3 Tips on How to Write a Fight Scene
A well-written fight scene can turn a good book or screenplay into a great one. Whether you aspire to write a New York Times bestseller or a self-published novella, here is a guide to creating compelling fight scenes:
- 1. Plan fight scenes to logically fit with your overall story. Some amateur writers use fight scenes as irrelevant set pieces—fixed moments in a book or script that other plot elements center around. In the best writing, however, fight scenes serve the overall narrative, not the other way around. When evaluating a brawl or a battle showdown in your narrative, ask yourself: Does it move my story forward?

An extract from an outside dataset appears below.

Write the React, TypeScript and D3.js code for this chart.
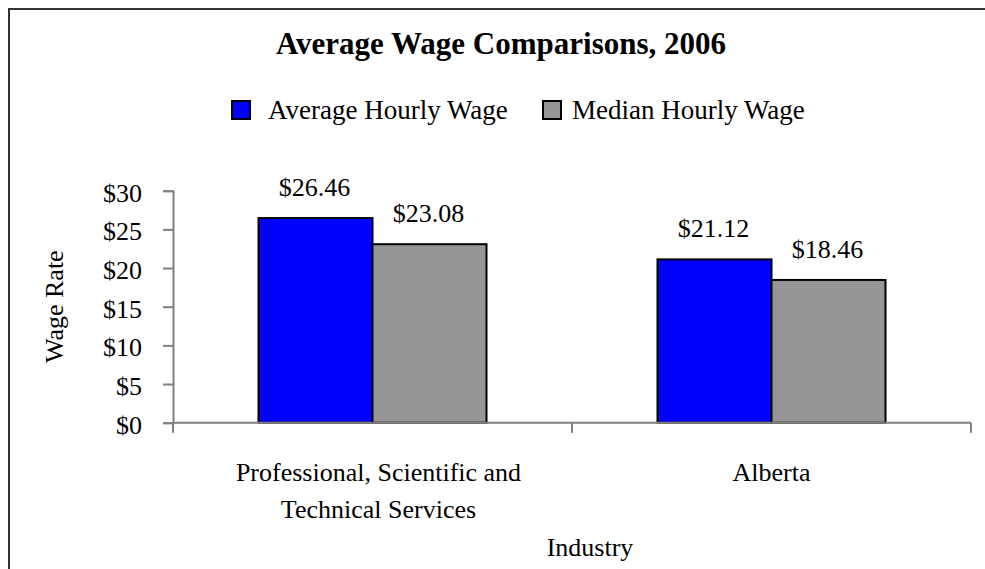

Does its inclusion align with my main character’s motivations? Does the story naturally flow into and out of this brawl?
- 2. Include some technical details, but not too many. When you’re putting a fight scene into a script, you’ll likely want to indicate some degree of choreography so that directors and actors can envision what you have in mind. Likewise, in a novel or short story, you’ll want your fight scenes to have specific detail so they stand out from the pack. At the same time, recognize that the way to a reader’s heart isn’t through minutia. It’s through long arcs in character and story. Bogging down a fight scene in technical details will distract from those arcs and disengage a reader.
- 3. Write in first person to try something different. Most fight scenes are told in the third person by an omniscient narrator who can describe every detail from every character’s perspective. Omniscient narrators can be great for worldbuilding, but they’re standard issue when it comes to action scenes. By contrast, a first person narrator provides a visceral perspective on a fight. Which is more unique: a narrator telling you that a boxer gained the upper hand in a fight, or the boxer himself describing the sudden shift from imminent to defeat to looming victory? First person narration connects your story to real life and can promote a deeper level of investment from your reader.